# New Couple, New House



## callyhan (Dec 7, 2010)

Hi Everyone, just looking for a bit of advice as to where to put my money to make the most of it! A bit of background:

SO and I are in our mid to late 20's. Bought a house together this year, 230 K on mortgage.

Income, me=$3400 net/month, him=$2800 net/month

*My assets*
-10 K in ING high interest RRSP
-7 K in ING high interest TFSA
-3 K in chequing to waive fees
-2 K in chequing at beginning of month for expenses
-defined benefit pension plan, matched by employer, approx $300 monthly.
-2006 Honda Civic, no leins (I am trying to sell, don't need two cars!)
-My horse (expensive hobby), worth approximately 5-10 K.

*My expenses*
Mortgage @ $560 bi weekly
Horse stuff @ $475 month

*SO assets *
-5 K in ING high interest RRSP
-5 K in ING high interest TFSA
-1500 in chequing at beginning of month for expenses
-1998 Toyota Camry

*SO expenses* are at about 1500 monthly for bills and other household living expenses.

We have no debt other than our mortgage, and we manage to each save 1K+ per month each.

I would appreciate any advice as to where we should allocate our future savings.

My rough plan for end of 2011 is something like this.

Me
-RRSP @ 13000-15000
-TFSA @ 15000
-Pay down mortgage with tax return
-Something for future investment in mutual funds or GICs

Him
-RRSP @ 10000
-TFSA @ 10000
-Pay down mortgage with tax return

Any bonus money to be used on home improvement or frugal vacations. We bought a 2bed/1bath home, and to protect our investment it will be wise to finish basement with an additional bed and bath. We can do the majority of the labour ourselves.

SO would love to buy a truck so he can do side jobs for cash in his free time, but I'm not so sure we can afford a down payment or monthly payments on a vehicle anytime soon.

I want to get our mortgage paid off as soon as possible, however I do not like the feeling of having an empty savings account to achieve this. 

What would you guys do? Thanks in advance!


----------



## plen (Nov 18, 2010)

Well all your savings are in cash, while comfortable and guaranteed is probably too little risk for your age.
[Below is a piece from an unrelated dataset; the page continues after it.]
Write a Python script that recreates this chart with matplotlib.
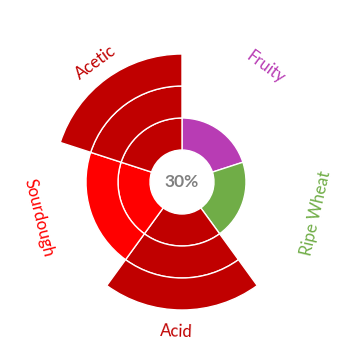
import numpy as np
import matplotlib
matplotlib.use("Agg")
import matplotlib.pyplot as plt

categories = ["Fruity", "Ripe Wheat", "Acid", "Sourdough", "Acetic"]
levels = [1, 1, 3, 2, 3]
colors = ["#B83CB4", "#70AD47", "#C00000", "#FF0000", "#C00000"]
center_text = "30%"

plt.rcParams['font.family'] = ['Lato', 'DejaVu Sans']

# label placement tweaks (degrees offset from wedge middle, radius in ring units)
label_shift = [0, -5, 2, 4, 0]
label_r = [4.45, 4.3, 4.68, 4.62, 4.6]

W = 362
fig = plt.figure(figsize=(3.62, 3.62), dpi=100)
unit_px = 32.0
rmax = 4.7
rad_px = rmax * unit_px
cx, cy = 182, 362 - 182
ax = fig.add_axes([(cx - rad_px) / W, (cy - rad_px) / W, 2 * rad_px / W, 2 * rad_px / W],
                  projection='polar')
ax.set_theta_zero_location('N')
ax.set_theta_direction(-1)
ax.set_ylim(0, rmax)
ax.axis('off')

n = len(categories)
width = 2 * np.pi / n
hole = 1.0
for i, (cat, lv, col) in enumerate(zip(categories, levels, colors)):
    theta = i * width + width / 2
    for k in range(lv):
        ax.bar(theta, 1.0, width=width, bottom=hole + k, color=col,
               edgecolor='white', linewidth=1.0, align='center')
    # label
    lt = theta + np.radians(label_shift[i])
    deg = np.degrees(lt)
    rot = -deg
    while rot <= -90:
        rot += 180
    while rot > 90:
        rot -= 180
    ax.text(lt, label_r[i], cat, rotation=rot, rotation_mode='anchor',
            ha='center', va='center', color=col, fontsize=12, clip_on=False)

ax.text(0, 0, center_text, ha='center', va='center', fontsize=12.5,
        fontweight='bold', color='#808080')

fig.savefig("out.png", dpi=100)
Even GICs would be better with guaranteed rates at least. I suggest though you at least look into adding some mutual funds, especially those oft spoken about here, the TD e-Series index funds.

ING also only gives you 1.5%, Ally for example gives 2%, if you're going to keep your savings in cash you might want to shop around and at least boost things a bit.

Your plan for 2011 certainly sounds like you're on the right path to making these adjustments. Keep reading and asking questions, talking with your SO and developing a plan and you'll feel much better about your direction.

Does your SO need a brand spanking new kickass truck to do side jobs? If the potential money he can earn from its use is significant then saving up for a used $10k or so beater seems like it'd only take you guys a short amount of time?


----------



## Potato (Apr 3, 2009)

Are you planning on going back to school? You've already bought a house, so that's the only other reason to take money out of your RRSPs in the near future I can think of... otherwise, if your RRSP money is indeed for retirement, and you're not even 30 yet, well, you're being _way _too conservative keeping it in cash. You have to find your own risk tolerance and be comfortable with it and all that, but _come on_. You've got a time horizon of several decades for that money, and a defined benefit pension to boot. I'd recommend at least making the RRSP have a substantial equity component, even if you keep the TFSA in cash for a security blanket.

Anyway, do some reading about equity investing, see if you can get comfortable with the risk tolerance needed (your situations certainly support it). That _other _Potato's blog is perhaps a good place to start, and CC has some good articles on index investing as well. There's a whole thread on books to read. Once you're ready, I recommend switching the RRSP over to TD, since the e-series are basically the cheapest non-ETF funds on the market, but the ING streetwise ones aren't terrible if you're keen on staying with ING.


----------